Catholic League president Bill Donohue comments on Planned Parenthood president Cecile Richards:

In her recently published memoir, outgoing Planned Parenthood president Cecile Richards says that in January 2017 she and her husband met with Ivanka Trump and her husband, Jared Kushner. She claims that Kushner floated the idea that if Planned Parenthood stopped providing abortions, federal funding for the organization would proceed smoothly.

Richards, who said “it almost felt like a bribe,” is still incensed by the comment. To her, it was a ploy to make Ivanka and Jared look like “savvy dealmakers.” Richards insists she was “essentially being asked to barter away women’s rights for more money.” Which is an odd thing to say given that exploiting women for money is what Planned Parenthood does for a living.

Predictably, the Kushners are being blasted by the champions of abortion, and Richards is being received as a heroine. But why?

Richards is playing both sides of the street. When pressed why Planned Parenthood is so fixated on abortion, she and her spokeswomen point to its latest annual report (2016-2017) to show that only 3 percent of its services have anything to do with abortion. Most of its work, they say, deals with such issues as testing and treatment, cancer screening, contraception, sex education, and other women’s health services.

If this is true, then why are Richards and her fans so upset by Ivanka and Jared’s proposal?

To put it differently, if the head of a large-scale organization were given the opportunity to rid himself of a public relations nightmare—caused by   a mere 3 percent of his company’s work—in exchange for assurances that the other 97 percent of its operations could continue without a snag, wouldn’t he grab the offer with dispatch? Unless, of course, the 3 percent of the organization’s work is its raison d’être.

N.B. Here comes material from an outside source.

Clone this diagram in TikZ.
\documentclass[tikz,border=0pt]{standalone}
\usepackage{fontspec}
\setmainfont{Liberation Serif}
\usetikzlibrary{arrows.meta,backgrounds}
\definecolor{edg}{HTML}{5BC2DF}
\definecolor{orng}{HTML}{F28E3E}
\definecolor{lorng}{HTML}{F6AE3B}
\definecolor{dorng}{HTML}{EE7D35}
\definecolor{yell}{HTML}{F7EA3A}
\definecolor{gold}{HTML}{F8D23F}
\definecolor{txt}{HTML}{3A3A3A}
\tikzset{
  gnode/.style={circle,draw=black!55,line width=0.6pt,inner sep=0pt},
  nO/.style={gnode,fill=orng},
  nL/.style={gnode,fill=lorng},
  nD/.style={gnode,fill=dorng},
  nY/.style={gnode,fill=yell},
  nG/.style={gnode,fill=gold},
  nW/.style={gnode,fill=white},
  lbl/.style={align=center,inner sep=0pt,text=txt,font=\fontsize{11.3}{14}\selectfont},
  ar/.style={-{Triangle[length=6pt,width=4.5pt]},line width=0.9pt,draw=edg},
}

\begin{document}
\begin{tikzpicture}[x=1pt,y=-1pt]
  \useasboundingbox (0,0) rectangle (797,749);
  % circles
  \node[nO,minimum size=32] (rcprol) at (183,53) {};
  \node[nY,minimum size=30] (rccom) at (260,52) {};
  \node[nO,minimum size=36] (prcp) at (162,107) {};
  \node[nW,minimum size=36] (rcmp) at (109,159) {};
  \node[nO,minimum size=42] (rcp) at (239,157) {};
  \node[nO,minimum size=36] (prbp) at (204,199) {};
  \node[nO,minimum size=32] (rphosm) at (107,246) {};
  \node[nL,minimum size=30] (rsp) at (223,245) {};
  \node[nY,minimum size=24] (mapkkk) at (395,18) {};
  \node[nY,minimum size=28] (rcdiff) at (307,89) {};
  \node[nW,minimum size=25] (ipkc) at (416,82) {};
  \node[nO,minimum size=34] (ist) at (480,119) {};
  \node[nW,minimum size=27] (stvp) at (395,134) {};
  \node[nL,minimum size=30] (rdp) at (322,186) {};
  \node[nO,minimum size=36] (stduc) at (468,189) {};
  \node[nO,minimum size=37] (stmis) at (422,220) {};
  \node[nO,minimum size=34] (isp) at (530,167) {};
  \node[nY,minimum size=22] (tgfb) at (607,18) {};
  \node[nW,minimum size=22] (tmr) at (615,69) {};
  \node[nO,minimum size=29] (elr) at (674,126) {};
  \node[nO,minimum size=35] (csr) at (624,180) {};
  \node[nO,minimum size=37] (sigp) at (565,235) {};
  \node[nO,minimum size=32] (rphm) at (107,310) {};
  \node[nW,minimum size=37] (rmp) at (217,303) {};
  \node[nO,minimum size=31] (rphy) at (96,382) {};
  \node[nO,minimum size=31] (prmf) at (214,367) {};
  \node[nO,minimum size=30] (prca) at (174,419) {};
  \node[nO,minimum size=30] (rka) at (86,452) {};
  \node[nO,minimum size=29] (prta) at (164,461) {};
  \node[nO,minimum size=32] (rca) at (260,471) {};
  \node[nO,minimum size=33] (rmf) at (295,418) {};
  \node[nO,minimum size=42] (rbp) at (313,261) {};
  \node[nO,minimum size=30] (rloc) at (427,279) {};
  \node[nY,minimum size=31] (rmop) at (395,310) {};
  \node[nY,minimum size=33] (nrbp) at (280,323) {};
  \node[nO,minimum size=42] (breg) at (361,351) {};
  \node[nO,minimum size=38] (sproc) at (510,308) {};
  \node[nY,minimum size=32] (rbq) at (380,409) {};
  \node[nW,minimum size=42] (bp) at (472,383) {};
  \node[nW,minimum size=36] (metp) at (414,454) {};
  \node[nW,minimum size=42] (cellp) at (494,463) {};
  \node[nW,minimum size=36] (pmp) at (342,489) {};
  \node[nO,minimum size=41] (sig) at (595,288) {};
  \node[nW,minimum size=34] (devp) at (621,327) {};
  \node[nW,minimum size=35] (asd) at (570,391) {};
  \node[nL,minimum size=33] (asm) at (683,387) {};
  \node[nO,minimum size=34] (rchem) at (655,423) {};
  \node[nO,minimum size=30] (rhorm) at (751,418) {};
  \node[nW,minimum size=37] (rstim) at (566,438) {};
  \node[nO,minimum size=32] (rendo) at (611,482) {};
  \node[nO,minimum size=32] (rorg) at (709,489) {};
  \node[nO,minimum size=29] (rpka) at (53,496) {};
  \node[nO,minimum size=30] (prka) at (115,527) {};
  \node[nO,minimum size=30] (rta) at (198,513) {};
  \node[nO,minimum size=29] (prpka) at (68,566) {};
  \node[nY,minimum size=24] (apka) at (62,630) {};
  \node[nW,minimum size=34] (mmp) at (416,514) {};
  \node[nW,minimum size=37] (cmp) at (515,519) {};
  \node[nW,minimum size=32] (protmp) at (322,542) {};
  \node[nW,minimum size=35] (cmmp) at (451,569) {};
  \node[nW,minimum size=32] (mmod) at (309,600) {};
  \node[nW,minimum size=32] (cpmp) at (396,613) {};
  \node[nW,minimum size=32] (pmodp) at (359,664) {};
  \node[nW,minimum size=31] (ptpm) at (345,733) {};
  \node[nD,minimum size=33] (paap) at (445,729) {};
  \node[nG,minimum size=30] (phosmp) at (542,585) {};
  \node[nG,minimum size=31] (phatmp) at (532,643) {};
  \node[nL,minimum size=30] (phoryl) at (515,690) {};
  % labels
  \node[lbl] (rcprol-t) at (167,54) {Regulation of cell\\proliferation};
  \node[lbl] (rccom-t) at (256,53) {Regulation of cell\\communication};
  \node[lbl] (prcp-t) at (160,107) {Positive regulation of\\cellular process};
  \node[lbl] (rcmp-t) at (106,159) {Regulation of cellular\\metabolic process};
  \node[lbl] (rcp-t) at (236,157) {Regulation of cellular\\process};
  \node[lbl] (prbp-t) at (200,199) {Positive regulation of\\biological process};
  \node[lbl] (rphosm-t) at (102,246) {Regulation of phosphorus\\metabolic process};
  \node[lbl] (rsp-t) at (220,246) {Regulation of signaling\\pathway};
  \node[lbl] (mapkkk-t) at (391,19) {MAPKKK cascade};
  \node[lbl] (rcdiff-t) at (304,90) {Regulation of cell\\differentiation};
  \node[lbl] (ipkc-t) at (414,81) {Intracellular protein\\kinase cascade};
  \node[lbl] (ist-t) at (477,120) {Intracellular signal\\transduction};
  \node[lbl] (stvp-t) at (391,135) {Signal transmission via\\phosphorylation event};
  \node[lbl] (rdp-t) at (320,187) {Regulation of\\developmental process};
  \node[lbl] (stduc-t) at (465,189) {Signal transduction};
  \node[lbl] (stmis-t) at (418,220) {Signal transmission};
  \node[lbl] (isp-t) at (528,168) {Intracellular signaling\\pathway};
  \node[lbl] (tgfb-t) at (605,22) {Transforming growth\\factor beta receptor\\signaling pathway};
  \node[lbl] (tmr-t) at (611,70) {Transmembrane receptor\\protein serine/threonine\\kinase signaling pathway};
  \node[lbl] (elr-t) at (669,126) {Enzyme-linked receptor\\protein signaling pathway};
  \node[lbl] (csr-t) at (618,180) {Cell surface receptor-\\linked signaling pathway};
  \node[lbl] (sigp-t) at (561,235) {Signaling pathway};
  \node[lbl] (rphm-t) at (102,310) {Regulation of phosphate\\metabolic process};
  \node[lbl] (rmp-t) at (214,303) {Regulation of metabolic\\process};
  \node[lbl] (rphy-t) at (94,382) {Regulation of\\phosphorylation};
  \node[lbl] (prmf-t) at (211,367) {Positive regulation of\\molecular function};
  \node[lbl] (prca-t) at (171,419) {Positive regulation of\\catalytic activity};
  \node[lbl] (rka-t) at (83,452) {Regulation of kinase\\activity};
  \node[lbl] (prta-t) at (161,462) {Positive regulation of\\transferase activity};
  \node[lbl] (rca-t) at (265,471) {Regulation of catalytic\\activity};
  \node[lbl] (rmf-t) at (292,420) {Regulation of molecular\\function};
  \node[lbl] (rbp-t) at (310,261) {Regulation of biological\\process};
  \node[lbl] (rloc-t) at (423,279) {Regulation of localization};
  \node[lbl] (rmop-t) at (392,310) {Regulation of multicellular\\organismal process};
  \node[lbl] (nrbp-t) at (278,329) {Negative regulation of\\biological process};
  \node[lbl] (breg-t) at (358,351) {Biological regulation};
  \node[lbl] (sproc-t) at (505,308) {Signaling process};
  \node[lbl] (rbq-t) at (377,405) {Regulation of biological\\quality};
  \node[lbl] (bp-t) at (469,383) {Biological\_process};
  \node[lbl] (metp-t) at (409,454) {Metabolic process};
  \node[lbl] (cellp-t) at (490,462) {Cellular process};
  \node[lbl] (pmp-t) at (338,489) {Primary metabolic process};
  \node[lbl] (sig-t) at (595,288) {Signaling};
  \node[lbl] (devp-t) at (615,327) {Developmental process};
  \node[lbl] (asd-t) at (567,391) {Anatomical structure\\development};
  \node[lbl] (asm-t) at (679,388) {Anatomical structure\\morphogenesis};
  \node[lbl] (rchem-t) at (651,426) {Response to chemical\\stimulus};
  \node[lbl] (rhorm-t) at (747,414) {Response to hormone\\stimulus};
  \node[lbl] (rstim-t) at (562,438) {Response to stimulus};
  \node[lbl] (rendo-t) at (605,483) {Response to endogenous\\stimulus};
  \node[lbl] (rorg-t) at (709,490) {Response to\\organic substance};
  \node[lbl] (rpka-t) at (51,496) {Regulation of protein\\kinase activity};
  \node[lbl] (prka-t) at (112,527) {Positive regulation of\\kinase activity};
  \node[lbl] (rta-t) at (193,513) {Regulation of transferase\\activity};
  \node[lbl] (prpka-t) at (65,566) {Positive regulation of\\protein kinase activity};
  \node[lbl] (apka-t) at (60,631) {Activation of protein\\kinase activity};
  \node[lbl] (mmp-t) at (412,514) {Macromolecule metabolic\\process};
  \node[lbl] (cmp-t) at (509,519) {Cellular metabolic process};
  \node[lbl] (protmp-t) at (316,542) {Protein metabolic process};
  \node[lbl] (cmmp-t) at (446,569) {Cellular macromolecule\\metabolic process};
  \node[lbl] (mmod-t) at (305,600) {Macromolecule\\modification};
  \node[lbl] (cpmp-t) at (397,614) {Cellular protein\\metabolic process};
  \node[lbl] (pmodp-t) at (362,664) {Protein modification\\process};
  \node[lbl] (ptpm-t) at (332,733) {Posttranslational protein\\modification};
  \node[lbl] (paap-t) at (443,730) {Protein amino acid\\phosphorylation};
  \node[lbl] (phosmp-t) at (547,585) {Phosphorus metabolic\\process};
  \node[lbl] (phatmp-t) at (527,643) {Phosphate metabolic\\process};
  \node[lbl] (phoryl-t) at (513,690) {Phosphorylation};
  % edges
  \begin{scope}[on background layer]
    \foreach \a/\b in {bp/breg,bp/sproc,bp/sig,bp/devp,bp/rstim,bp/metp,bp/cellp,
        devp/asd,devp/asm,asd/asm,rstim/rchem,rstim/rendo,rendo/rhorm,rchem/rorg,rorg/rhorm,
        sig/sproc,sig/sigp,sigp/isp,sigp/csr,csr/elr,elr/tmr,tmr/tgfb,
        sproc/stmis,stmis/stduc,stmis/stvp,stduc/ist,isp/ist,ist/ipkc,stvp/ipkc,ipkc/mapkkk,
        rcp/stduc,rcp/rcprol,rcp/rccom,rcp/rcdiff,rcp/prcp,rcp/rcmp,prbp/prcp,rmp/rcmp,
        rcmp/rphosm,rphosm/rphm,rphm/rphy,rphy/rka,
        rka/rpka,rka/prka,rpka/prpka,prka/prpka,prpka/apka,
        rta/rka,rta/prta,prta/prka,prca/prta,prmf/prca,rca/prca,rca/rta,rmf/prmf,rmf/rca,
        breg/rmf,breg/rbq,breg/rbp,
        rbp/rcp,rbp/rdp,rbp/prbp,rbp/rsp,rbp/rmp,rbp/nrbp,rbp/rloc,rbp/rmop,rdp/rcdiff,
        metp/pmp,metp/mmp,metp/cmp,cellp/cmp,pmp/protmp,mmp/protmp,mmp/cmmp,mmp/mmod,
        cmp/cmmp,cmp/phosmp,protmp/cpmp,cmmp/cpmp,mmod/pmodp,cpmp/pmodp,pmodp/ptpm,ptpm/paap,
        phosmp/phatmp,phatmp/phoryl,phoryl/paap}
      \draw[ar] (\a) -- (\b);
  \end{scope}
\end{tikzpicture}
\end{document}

Hugh Hefner justified his porn rag by saying that only 10 percent of Playboy featured nudity, the other 90 percent being dedicated to essays, advice columns, interviews with famous persons, and the like. Yet everyone knew that absent the photos, few would buy the magazine.

Similarly, Planned Parenthood is obsessed with abortion. It is its signature issue. Let’s face it, abortion is what makes it tick—not medication management.

Take away abortion and Planned Parenthood morphs into another run-of-the-mill clinic, driving away its donors, and enervating its passion. In short, abortion is not an option for Planned Parenthood—it is an imperative.